======== RECORDED INFORMATION

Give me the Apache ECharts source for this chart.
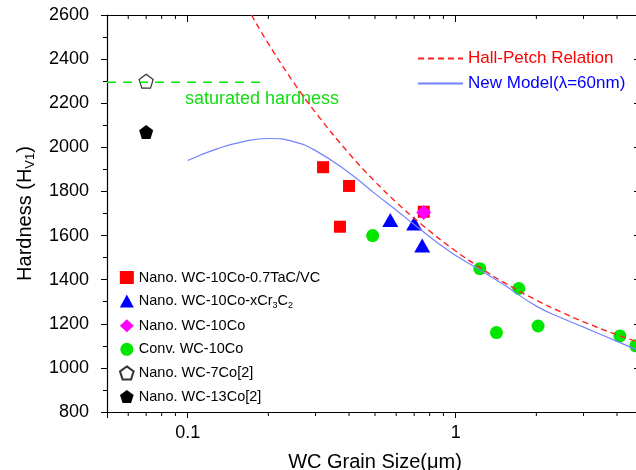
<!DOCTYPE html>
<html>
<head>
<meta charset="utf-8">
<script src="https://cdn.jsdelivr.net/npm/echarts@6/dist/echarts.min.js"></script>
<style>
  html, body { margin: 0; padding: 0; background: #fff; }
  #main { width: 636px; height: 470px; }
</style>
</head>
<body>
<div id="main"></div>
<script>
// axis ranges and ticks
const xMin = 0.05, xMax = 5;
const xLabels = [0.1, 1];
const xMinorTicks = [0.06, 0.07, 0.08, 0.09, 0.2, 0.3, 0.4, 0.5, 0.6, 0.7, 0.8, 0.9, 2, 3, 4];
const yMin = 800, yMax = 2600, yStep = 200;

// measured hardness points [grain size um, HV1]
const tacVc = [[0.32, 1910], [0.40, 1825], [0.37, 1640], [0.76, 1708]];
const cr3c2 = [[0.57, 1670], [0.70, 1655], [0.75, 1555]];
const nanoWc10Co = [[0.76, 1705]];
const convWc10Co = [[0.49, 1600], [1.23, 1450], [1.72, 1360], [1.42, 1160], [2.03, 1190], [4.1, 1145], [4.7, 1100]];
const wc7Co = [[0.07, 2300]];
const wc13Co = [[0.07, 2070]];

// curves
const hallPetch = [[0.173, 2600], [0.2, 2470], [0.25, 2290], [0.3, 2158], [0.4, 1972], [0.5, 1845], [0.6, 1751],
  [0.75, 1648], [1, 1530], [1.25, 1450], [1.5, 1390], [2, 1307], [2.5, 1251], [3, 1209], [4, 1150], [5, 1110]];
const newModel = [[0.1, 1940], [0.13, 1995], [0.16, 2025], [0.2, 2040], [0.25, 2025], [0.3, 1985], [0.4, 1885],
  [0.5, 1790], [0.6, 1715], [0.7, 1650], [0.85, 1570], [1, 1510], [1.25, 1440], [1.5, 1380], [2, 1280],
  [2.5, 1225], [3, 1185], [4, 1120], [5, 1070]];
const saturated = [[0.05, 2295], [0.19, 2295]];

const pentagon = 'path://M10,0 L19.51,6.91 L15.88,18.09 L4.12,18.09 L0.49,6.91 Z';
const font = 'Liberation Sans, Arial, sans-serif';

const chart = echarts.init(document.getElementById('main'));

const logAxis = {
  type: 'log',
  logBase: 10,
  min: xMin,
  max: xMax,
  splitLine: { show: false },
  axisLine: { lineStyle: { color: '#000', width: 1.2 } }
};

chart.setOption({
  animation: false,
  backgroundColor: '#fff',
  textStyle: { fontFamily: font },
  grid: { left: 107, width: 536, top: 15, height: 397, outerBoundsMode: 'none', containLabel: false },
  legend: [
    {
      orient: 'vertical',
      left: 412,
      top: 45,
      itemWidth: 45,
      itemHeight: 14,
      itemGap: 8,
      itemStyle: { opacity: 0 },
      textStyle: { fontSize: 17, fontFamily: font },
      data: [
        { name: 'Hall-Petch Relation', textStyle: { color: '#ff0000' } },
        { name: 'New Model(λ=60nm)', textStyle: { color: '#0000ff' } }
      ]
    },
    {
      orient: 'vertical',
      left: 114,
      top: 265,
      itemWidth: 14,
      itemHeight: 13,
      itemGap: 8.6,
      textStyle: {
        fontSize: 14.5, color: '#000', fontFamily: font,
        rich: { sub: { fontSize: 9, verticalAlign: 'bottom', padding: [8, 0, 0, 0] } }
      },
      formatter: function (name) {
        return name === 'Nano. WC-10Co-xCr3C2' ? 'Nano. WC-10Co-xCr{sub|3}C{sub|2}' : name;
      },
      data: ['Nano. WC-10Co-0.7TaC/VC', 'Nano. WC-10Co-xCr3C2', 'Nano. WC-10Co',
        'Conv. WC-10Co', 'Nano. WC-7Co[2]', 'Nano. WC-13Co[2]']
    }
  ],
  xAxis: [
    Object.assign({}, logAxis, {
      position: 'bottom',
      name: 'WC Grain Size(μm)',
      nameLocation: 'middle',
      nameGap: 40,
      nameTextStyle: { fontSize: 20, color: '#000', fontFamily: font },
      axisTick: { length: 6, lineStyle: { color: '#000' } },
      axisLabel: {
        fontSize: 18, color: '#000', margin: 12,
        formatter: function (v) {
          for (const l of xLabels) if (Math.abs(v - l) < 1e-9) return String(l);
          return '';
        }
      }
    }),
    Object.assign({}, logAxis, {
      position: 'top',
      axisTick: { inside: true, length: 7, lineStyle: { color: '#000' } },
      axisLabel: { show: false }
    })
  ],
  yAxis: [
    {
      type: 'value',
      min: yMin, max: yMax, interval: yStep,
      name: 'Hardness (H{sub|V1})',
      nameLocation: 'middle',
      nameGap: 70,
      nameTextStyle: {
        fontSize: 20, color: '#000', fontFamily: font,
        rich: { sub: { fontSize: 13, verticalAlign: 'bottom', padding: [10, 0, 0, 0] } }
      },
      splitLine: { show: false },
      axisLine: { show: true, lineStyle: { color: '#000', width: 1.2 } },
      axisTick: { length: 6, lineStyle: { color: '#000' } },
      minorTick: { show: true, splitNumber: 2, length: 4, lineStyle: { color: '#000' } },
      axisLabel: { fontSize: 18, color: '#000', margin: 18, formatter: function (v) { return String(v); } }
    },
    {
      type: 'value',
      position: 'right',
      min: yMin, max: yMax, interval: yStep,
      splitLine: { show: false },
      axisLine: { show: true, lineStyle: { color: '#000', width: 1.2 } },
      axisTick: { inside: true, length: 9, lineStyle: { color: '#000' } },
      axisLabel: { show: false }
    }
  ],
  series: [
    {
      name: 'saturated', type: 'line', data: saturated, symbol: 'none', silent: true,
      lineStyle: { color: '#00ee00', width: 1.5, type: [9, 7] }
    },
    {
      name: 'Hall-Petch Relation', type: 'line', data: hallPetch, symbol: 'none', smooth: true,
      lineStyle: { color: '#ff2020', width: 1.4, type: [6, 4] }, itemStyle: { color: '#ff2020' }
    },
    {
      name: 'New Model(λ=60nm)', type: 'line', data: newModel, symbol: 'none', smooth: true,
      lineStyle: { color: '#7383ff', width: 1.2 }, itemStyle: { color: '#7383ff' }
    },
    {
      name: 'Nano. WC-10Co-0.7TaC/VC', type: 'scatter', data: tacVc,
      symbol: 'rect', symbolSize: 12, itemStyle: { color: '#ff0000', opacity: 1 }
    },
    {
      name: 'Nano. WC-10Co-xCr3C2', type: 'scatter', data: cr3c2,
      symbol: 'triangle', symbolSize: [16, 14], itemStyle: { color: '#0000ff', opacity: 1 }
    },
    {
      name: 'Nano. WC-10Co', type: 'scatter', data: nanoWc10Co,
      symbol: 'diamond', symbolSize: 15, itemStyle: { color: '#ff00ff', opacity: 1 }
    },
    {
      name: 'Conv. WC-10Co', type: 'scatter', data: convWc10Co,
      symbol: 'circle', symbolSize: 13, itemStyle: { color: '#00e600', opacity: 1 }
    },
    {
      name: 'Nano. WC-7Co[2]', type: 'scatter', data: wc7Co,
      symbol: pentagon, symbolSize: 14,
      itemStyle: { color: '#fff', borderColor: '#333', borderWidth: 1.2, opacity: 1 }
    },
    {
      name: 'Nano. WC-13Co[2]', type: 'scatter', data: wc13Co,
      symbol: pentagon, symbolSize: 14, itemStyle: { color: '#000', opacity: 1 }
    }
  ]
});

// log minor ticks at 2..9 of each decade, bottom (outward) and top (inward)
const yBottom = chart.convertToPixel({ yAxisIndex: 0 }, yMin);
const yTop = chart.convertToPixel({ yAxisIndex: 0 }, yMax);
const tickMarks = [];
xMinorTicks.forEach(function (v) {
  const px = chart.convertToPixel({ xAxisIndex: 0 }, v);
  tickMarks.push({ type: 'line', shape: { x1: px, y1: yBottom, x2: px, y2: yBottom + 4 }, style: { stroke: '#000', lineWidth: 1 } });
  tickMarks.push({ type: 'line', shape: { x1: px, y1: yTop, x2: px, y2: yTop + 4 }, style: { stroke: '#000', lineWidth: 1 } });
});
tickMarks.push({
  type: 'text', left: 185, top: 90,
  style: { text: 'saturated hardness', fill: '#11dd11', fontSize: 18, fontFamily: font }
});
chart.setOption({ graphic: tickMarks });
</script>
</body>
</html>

================
======== RECORDED INFORMATION

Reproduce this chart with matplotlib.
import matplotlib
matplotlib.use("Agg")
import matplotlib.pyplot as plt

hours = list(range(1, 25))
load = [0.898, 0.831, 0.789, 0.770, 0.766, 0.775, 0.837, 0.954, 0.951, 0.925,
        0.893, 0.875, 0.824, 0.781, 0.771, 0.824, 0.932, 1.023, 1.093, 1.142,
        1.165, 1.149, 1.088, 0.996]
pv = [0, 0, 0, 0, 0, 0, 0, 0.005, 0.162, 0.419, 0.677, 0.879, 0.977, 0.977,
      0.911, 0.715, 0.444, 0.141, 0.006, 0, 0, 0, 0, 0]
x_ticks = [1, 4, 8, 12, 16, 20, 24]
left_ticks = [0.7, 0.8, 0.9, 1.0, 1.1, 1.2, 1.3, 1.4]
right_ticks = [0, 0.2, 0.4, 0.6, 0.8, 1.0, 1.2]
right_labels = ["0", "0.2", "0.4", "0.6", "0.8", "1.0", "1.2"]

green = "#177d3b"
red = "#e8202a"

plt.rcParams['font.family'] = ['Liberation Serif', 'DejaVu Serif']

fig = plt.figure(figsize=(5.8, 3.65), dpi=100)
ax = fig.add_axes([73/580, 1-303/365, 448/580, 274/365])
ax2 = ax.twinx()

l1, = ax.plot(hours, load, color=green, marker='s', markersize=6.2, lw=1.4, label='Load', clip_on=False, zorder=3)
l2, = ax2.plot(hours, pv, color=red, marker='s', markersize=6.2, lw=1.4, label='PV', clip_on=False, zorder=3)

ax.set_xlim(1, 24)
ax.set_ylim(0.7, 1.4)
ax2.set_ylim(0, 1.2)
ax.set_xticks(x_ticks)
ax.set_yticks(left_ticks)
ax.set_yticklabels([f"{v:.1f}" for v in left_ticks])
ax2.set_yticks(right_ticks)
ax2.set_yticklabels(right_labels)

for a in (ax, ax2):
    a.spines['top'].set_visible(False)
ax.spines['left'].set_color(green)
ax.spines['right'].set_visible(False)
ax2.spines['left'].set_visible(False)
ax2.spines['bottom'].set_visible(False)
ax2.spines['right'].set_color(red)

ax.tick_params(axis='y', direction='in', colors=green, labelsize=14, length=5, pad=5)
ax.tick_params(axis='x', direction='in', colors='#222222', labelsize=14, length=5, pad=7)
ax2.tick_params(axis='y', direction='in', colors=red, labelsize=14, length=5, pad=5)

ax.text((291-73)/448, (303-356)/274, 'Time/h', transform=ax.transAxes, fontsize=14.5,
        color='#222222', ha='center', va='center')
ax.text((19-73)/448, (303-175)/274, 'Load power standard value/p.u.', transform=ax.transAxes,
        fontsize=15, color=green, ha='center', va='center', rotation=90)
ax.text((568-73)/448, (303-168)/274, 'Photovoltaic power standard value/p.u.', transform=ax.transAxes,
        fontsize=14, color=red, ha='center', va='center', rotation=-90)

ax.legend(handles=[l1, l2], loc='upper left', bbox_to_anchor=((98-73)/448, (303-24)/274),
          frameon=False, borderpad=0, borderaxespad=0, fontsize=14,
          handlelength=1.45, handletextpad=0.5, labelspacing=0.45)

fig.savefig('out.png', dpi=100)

================

EXERCISE:
Everything from the line with "Reproduce this chart with matplotlib." through the line with "plt.rcParams['font.family'] = ['Liberation", both ends included, should be repeated exactly; nothing else should appear.

TASK ANSWER:
Reproduce this chart with matplotlib.
import matplotlib
matplotlib.use("Agg")
import matplotlib.pyplot as plt

hours = list(range(1, 25))
load = [0.898, 0.831, 0.789, 0.770, 0.766, 0.775, 0.837, 0.954, 0.951, 0.925,
        0.893, 0.875, 0.824, 0.781, 0.771, 0.824, 0.932, 1.023, 1.093, 1.142,
        1.165, 1.149, 1.088, 0.996]
pv = [0, 0, 0, 0, 0, 0, 0, 0.005, 0.162, 0.419, 0.677, 0.879, 0.977, 0.977,
      0.911, 0.715, 0.444, 0.141, 0.006, 0, 0, 0, 0, 0]
x_ticks = [1, 4, 8, 12, 16, 20, 24]
left_ticks = [0.7, 0.8, 0.9, 1.0, 1.1, 1.2, 1.3, 1.4]
right_ticks = [0, 0.2, 0.4, 0.6, 0.8, 1.0, 1.2]
right_labels = ["0", "0.2", "0.4", "0.6", "0.8", "1.0", "1.2"]

green = "#177d3b"
red = "#e8202a"

plt.rcParams['font.family'] = ['Liberation Serif', 'DejaVu Serif']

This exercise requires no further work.